Limites des modifications et impact sur le délai d'instruction

L'arrêt du Conseil d'État précise que seules les modifications ne changeant pas la nature du projet sont acceptables. Cela signifie que les ajustements mineurs qui n'affectent pas l'essence du projet (comme un changement de matériaux ou un déplacement de fenêtres) peuvent être pris en compte sans qu'un nouveau délai d'instruction soit imposé.

Cependant, si la modification implique des changements plus substantiels, comme une modification de l'implantation ou une augmentation significative de la surface de plancher, le service instructeur peut décider que ces modifications entraînent un nouveau dossier. Dans ce cas, le délai d'instruction recommence à partir de la date de réception des pièces modifiées, et l’administration doit informer le pétitionnaire dans le mois suivant la réception des modifications.

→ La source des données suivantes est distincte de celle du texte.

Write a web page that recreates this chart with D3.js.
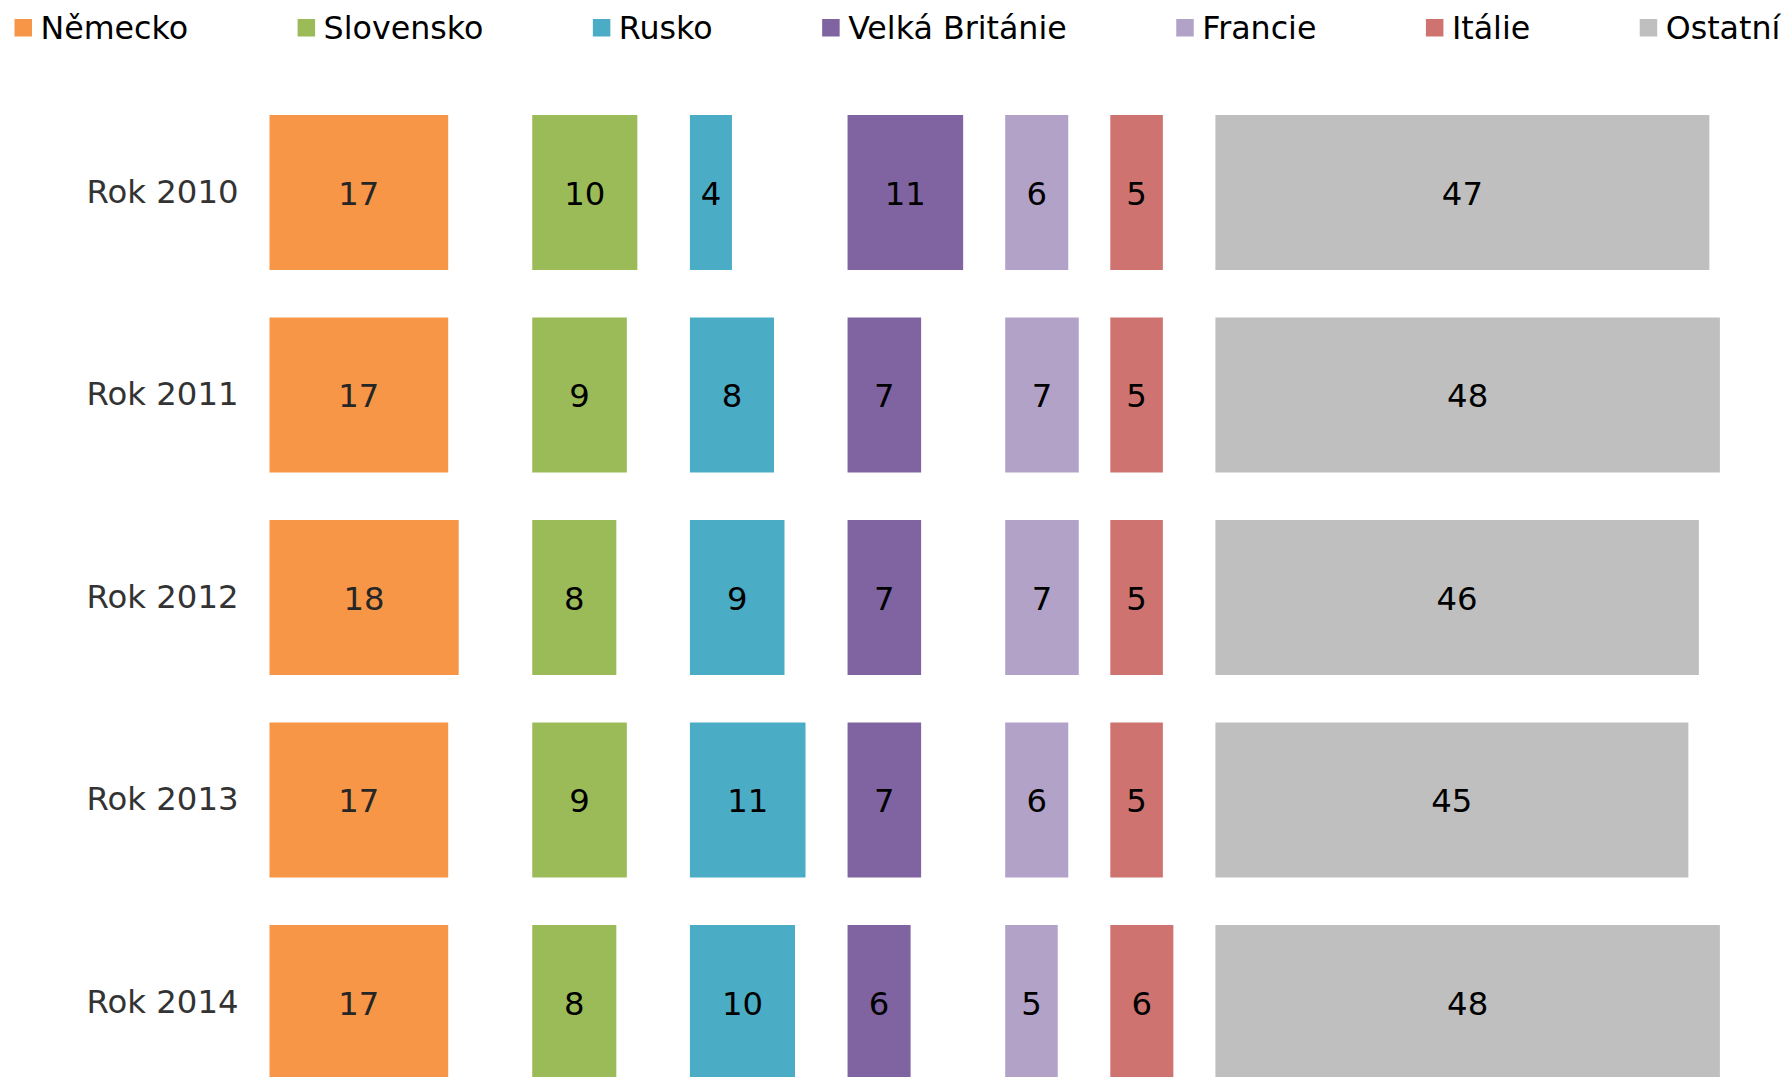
<!DOCTYPE html>
<html>
<head>
<meta charset="utf-8">
<script src="https://cdn.jsdelivr.net/npm/d3@7"></script>
<style>
  html, body { margin: 0; padding: 0; background: #fff; }
  svg { display: block; font-family: "DejaVu Sans", Verdana, sans-serif; }
</style>
</head>
<body>
<svg id="chart" width="1787" height="1077"></svg>
<script>
// ---- data ----
const years = ["Rok 2010", "Rok 2011", "Rok 2012", "Rok 2013", "Rok 2014"];
const countries = ["Německo", "Slovensko", "Rusko", "Velká Británie", "Francie", "Itálie", "Ostatní"];
const colors = ["#F79646", "#9BBB59", "#4BACC6", "#8064A2", "#B3A2C7", "#CE736F", "#BFBFBF"];
// column start offsets (value units) for each country panel
const offsets = [0, 25, 40, 55, 70, 80, 90];
// values per country, one per year (2010..2014)
const nemecko   = [17, 17, 18, 17, 17];
const slovensko = [10, 9, 8, 9, 8];
const rusko     = [4, 8, 9, 11, 10];
const britanie  = [11, 7, 7, 7, 6];
const francie   = [6, 7, 7, 6, 5];
const italie    = [5, 5, 5, 5, 6];
const ostatni   = [47, 48, 46, 45, 48];
const series = [nemecko, slovensko, rusko, britanie, francie, italie, ostatni];

// ---- layout ----
const svg = d3.select("#chart");
const fontSize = 32.3;
const legendFont = 31.7;

const x = d3.scaleLinear().domain([0, 140]).range([269.5, 269.5 + 140 * 10.51]);
const y = d3.scaleBand().domain(years).range([91.25, 1103.75]).paddingInner(0.2346).paddingOuter(0.1173);

// bars
const bars = [];
series.forEach((vals, ci) => {
  vals.forEach((v, yi) => bars.push({ c: ci, year: years[yi], v: v }));
});

const g = svg.append("g");
g.selectAll("rect.bar").data(bars).enter().append("rect")
  .attr("class", "bar")
  .attr("x", d => x(offsets[d.c]))
  .attr("y", d => y(d.year))
  .attr("width", d => x(offsets[d.c] + d.v) - x(offsets[d.c]))
  .attr("height", y.bandwidth())
  .attr("fill", d => colors[d.c]);

g.selectAll("text.val").data(bars).enter().append("text")
  .attr("class", "val")
  .attr("x", d => (x(offsets[d.c]) + x(offsets[d.c] + d.v)) / 2)
  .attr("y", d => y(d.year) + y.bandwidth() / 2)
  .attr("dy", "0.38em")
  .attr("text-anchor", "middle")
  .attr("font-size", fontSize)
  .attr("fill", d => d.c === 0 ? "#262626" : "#000")
  .text(d => d.v);

// category axis labels
const yAxis = d3.axisLeft(y).tickSize(0).tickPadding(0);
const ax = svg.append("g").attr("transform", "translate(238.5,0)").call(yAxis);
ax.select(".domain").remove();
ax.selectAll("text").attr("font-size", fontSize).attr("fill", "#333")
  .attr("font-family", "DejaVu Sans, Verdana, sans-serif");

// legend
const legend = svg.append("g").attr("class", "legend");
let lx = 14.5;
const gap = 109.5;
countries.forEach((name, i) => {
  const item = legend.append("g").attr("transform", `translate(${lx},0)`);
  item.append("rect").attr("x", 0).attr("y", 19).attr("width", 17.5).attr("height", 17.5).attr("fill", colors[i]);
  const t = item.append("text").attr("x", 26).attr("y", 38.5)
    .attr("font-size", legendFont).attr("fill", "#000").text(name);
  const w = t.node().getComputedTextLength();
  lx += 26 + w + gap;
});
</script>
</body>
</html>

Dans l’affaire Samsud, le Conseil d'État a censuré l'analyse de la Cour administrative d’appel de Marseille qui considérait que l’envoi de pièces nouvelles ne pouvait pas prolonger le délai d’instruction. Le Conseil d'État a estimé que l’administration devait rechercher si ces modifications pouvaient être prises en compte dans le délai imparti, ou si elles nécessitaient un nouveau délai d’instruction.

Conséquences juridiques : la régularisation des permis tacites

Si l’administration reçoit des modifications importantes qui nécessitent des consultations supplémentaires ou des vérifications techniques, elle doit notifier au pétitionnaire que le délai d’instruction est prolongé. En l'absence de cette formalité, l’administration pourrait être accusée d'avoir entaché le processus et permis la naissance d'un permis tacite. Le Conseil d'État a rappelé que, en l'absence de communication claire de l’administration sur le prolongement du délai, le permis tacite pourrait être automatiquement accordé, sauf exceptions légales.

Exemples de pratiques en cas de modificatif en cours d’instruction

Certaines collectivités ont mis en place des pratiques internes permettant aux services instructeurs d'accepter des modifications mineures en cours d'instruction, sous certaines conditions :

  1. Les modifications ne doivent pas nécessiter de nouvelles consultations de services extérieurs, sauf si le délai d'instruction le permet.
  2. La date limite du délai d’instruction ne doit pas être dépassée en raison des modifications proposées.
  3. Le visa des documents modifiés doit être ajouté à l’arrêté final.

Si ces conditions sont remplies, l'arrêté peut être complété avec une référence aux pièces modifiées, permettant ainsi de régulariser le projet sans retarder le processus d'instruction.

 

L’arrêt du Conseil d'État du 1er décembre 2023 offre un cadre clair et pragmatique concernant la modification d'un projet en cours d'instruction. Il permet au pétitionnaire d’ajuster son projet sans avoir à déposer un nouveau dossier complet, tout en maintenant une exigence de responsabilisation. Cependant, les modifications substantielles entraînent un nouveau délai d'instruction, et il incombe à l'administration de notifier ces changements dans un délai d’un mois.

Ainsi, la possibilité de soumettre un dossier modificatif offre une certaine flexibilité aux pétitionnaires, mais elle nécessite également une vigilance accrue de la part des services instructeurs pour éviter les erreurs de procédure et préserver la sécurité juridique du processus d’instruction.